[Available data]
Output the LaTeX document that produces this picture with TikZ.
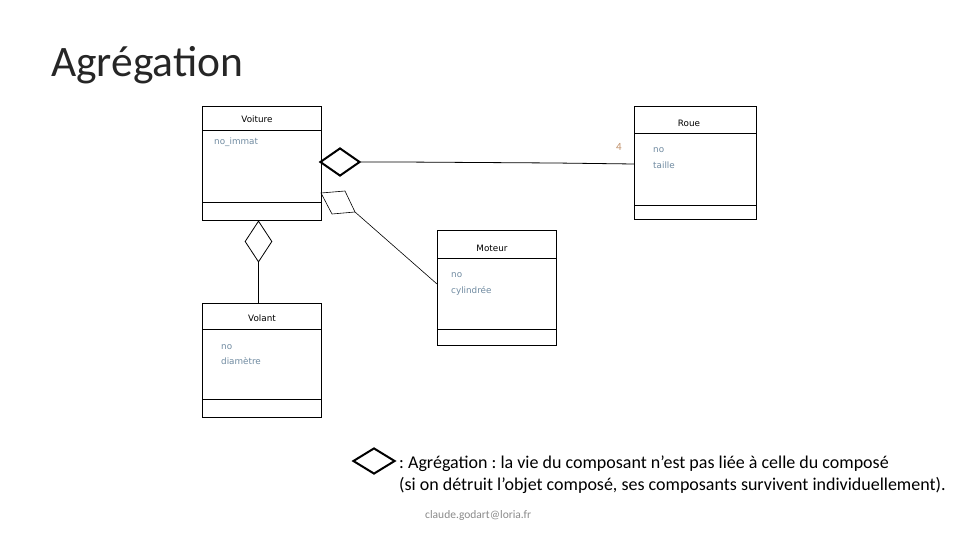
\documentclass[tikz,border=0pt]{standalone}
\usepackage{fontspec}
\setmainfont{Carlito}
\newfontfamily\boxfont{DejaVu Sans}
\usetikzlibrary{shapes.geometric}
\definecolor{attr}{HTML}{6F8AA0}
\definecolor{mult}{HTML}{C0906A}
\definecolor{foot}{HTML}{8A8A8A}
\definecolor{titlec}{HTML}{262626}
\tikzset{
  classbox/.style={draw, line width=0.8pt, rectangle, inner sep=0pt, anchor=north west},
  sepline/.style={line width=0.8pt},
  cname/.style={font=\boxfont\fontsize{8.8}{10}\selectfont, inner sep=0pt},
  cattr/.style={font=\boxfont\fontsize{8.8}{10}\selectfont, text=attr, inner sep=0pt, anchor=base west},
  agg/.style={draw, diamond, inner sep=0pt, line width=0.8pt},
  aggthick/.style={draw, diamond, inner sep=0pt, line width=2pt},
  link/.style={line width=0.8pt}
}
\begin{document}
\frenchspacing
\begin{tikzpicture}[x=1pt,y=-1pt]
\useasboundingbox (0,0) rectangle (960,540);
% title
\node[anchor=west, inner sep=0pt, text=titlec, font=\fontsize{43.5}{46}\selectfont] (title) at (51,65) {Agrégation};

% Voiture
\node[classbox, minimum width=119pt, minimum height=114pt] (voiture) at (202,106) {};
\draw[sepline] (202,130) -- (321,130);
\draw[sepline] (202,202) -- (321,202);
\node[cname] (voiturename) at (257,119) {Voiture};
\node[cattr] (voitureattr) at (214,145) {no\_immat};

% Roue
\node[classbox, minimum width=122pt, minimum height=113pt] (roue) at (634,106) {};
\draw[sepline] (634,133) -- (756,133);
\draw[sepline] (634,205) -- (756,205);
\node[cname] (rouename) at (689,123) {Roue};
\node[cattr] (roueattr1) at (653,153) {no};
\node[cattr] (roueattr2) at (653,168) {taille};

% Moteur
\node[classbox, minimum width=119pt, minimum height=115pt] (moteur) at (437,230) {};
\draw[sepline] (437,258) -- (556,258);
\draw[sepline] (437,329) -- (556,329);
\node[cname] (moteurname) at (492,248) {Moteur};
\node[cattr] (moteurattr1) at (451,277) {no};
\node[cattr] (moteurattr2) at (451,293) {cylindrée};

% Volant
\node[classbox, minimum width=119pt, minimum height=114pt] (volant) at (202,303) {};
\draw[sepline] (202,329) -- (321,329);
\draw[sepline] (202,399) -- (321,399);
\node[cname] (volantname) at (262,318) {Volant};
\node[cattr] (volantattr1) at (221,349) {no};
\node[cattr] (volantattr2) at (221,364) {diamètre};

% Voiture -- Roue aggregation
\node[aggthick, minimum width=40pt, minimum height=28pt] (d1) at (340,162) {};
\coordinate (roueend) at (634,164);
\draw[link] (d1.east) -- (401,162) -- (555,163) -- (roueend);
\node[inner sep=0pt, text=mult, font=\fontsize{11}{12}\selectfont] (m4) at (619,147) {4};

% Voiture -- Volant aggregation
\node[agg, minimum width=27pt, minimum height=41pt] (d2) at (258.5,241.5) {};
\draw[link] (d2.south) -- (volant.north -| d2.south);

% Voiture -- Moteur aggregation (skewed diamond)
\coordinate (q1) at (321,193);
\coordinate (q2) at (345,191);
\coordinate (q3) at (355,212);
\coordinate (q4) at (332,214);
\draw[line width=0.6pt] (q1) -- (q2) -- (q3) -- (q4) -- cycle;
\coordinate (motend) at (437,284);
\draw[line width=0.6pt] (q3) -- (motend);

% legend
\node[aggthick, minimum width=42pt, minimum height=26pt] (leg) at (374,461) {};
\node[anchor=north west, inner sep=0pt, align=left, font=\fontsize{18}{22}\selectfont] (legtext) at (399,456)
  {: Agrégation : la vie du composant n’est pas liée à celle du composé\\(si on détruit l’objet composé, ses composants survivent individuellement).};

% footer
\node[anchor=west, inner sep=0pt, text=foot, font=\fontsize{11.5}{12}\selectfont] (footer) at (425,515) {claude.godart@loria.fr};
\end{tikzpicture}
\end{document}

[Stated exercise]
Images in the data above are to be skipped. Retype all other material exactly.

[Complete response]
Output the LaTeX document that produces this picture with TikZ.
\documentclass[tikz,border=0pt]{standalone}
\usepackage{fontspec}
\setmainfont{Carlito}
\newfontfamily\boxfont{DejaVu Sans}
\usetikzlibrary{shapes.geometric}
\definecolor{attr}{HTML}{6F8AA0}
\definecolor{mult}{HTML}{C0906A}
\definecolor{foot}{HTML}{8A8A8A}
\definecolor{titlec}{HTML}{262626}
\tikzset{
  classbox/.style={draw, line width=0.8pt, rectangle, inner sep=0pt, anchor=north west},
  sepline/.style={line width=0.8pt},
  cname/.style={font=\boxfont\fontsize{8.8}{10}\selectfont, inner sep=0pt},
  cattr/.style={font=\boxfont\fontsize{8.8}{10}\selectfont, text=attr, inner sep=0pt, anchor=base west},
  agg/.style={draw, diamond, inner sep=0pt, line width=0.8pt},
  aggthick/.style={draw, diamond, inner sep=0pt, line width=2pt},
  link/.style={line width=0.8pt}
}
\begin{document}
\frenchspacing
\begin{tikzpicture}[x=1pt,y=-1pt]
\useasboundingbox (0,0) rectangle (960,540);
% title
\node[anchor=west, inner sep=0pt, text=titlec, font=\fontsize{43.5}{46}\selectfont] (title) at (51,65) {Agrégation};

% Voiture
\node[classbox, minimum width=119pt, minimum height=114pt] (voiture) at (202,106) {};
\draw[sepline] (202,130) -- (321,130);
\draw[sepline] (202,202) -- (321,202);
\node[cname] (voiturename) at (257,119) {Voiture};
\node[cattr] (voitureattr) at (214,145) {no\_immat};

% Roue
\node[classbox, minimum width=122pt, minimum height=113pt] (roue) at (634,106) {};
\draw[sepline] (634,133) -- (756,133);
\draw[sepline] (634,205) -- (756,205);
\node[cname] (rouename) at (689,123) {Roue};
\node[cattr] (roueattr1) at (653,153) {no};
\node[cattr] (roueattr2) at (653,168) {taille};

% Moteur
\node[classbox, minimum width=119pt, minimum height=115pt] (moteur) at (437,230) {};
\draw[sepline] (437,258) -- (556,258);
\draw[sepline] (437,329) -- (556,329);
\node[cname] (moteurname) at (492,248) {Moteur};
\node[cattr] (moteurattr1) at (451,277) {no};
\node[cattr] (moteurattr2) at (451,293) {cylindrée};

% Volant
\node[classbox, minimum width=119pt, minimum height=114pt] (volant) at (202,303) {};
\draw[sepline] (202,329) -- (321,329);
\draw[sepline] (202,399) -- (321,399);
\node[cname] (volantname) at (262,318) {Volant};
\node[cattr] (volantattr1) at (221,349) {no};
\node[cattr] (volantattr2) at (221,364) {diamètre};

% Voiture -- Roue aggregation
\node[aggthick, minimum width=40pt, minimum height=28pt] (d1) at (340,162) {};
\coordinate (roueend) at (634,164);
\draw[link] (d1.east) -- (401,162) -- (555,163) -- (roueend);
\node[inner sep=0pt, text=mult, font=\fontsize{11}{12}\selectfont] (m4) at (619,147) {4};

% Voiture -- Volant aggregation
\node[agg, minimum width=27pt, minimum height=41pt] (d2) at (258.5,241.5) {};
\draw[link] (d2.south) -- (volant.north -| d2.south);

% Voiture -- Moteur aggregation (skewed diamond)
\coordinate (q1) at (321,193);
\coordinate (q2) at (345,191);
\coordinate (q3) at (355,212);
\coordinate (q4) at (332,214);
\draw[line width=0.6pt] (q1) -- (q2) -- (q3) -- (q4) -- cycle;
\coordinate (motend) at (437,284);
\draw[line width=0.6pt] (q3) -- (motend);

% legend
\node[aggthick, minimum width=42pt, minimum height=26pt] (leg) at (374,461) {};
\node[anchor=north west, inner sep=0pt, align=left, font=\fontsize{18}{22}\selectfont] (legtext) at (399,456)
  {: Agrégation : la vie du composant n’est pas liée à celle du composé\\(si on détruit l’objet composé, ses composants survivent individuellement).};

% footer
\node[anchor=west, inner sep=0pt, text=foot, font=\fontsize{11.5}{12}\selectfont] (footer) at (425,515) {claude.godart@loria.fr};
\end{tikzpicture}
\end{document}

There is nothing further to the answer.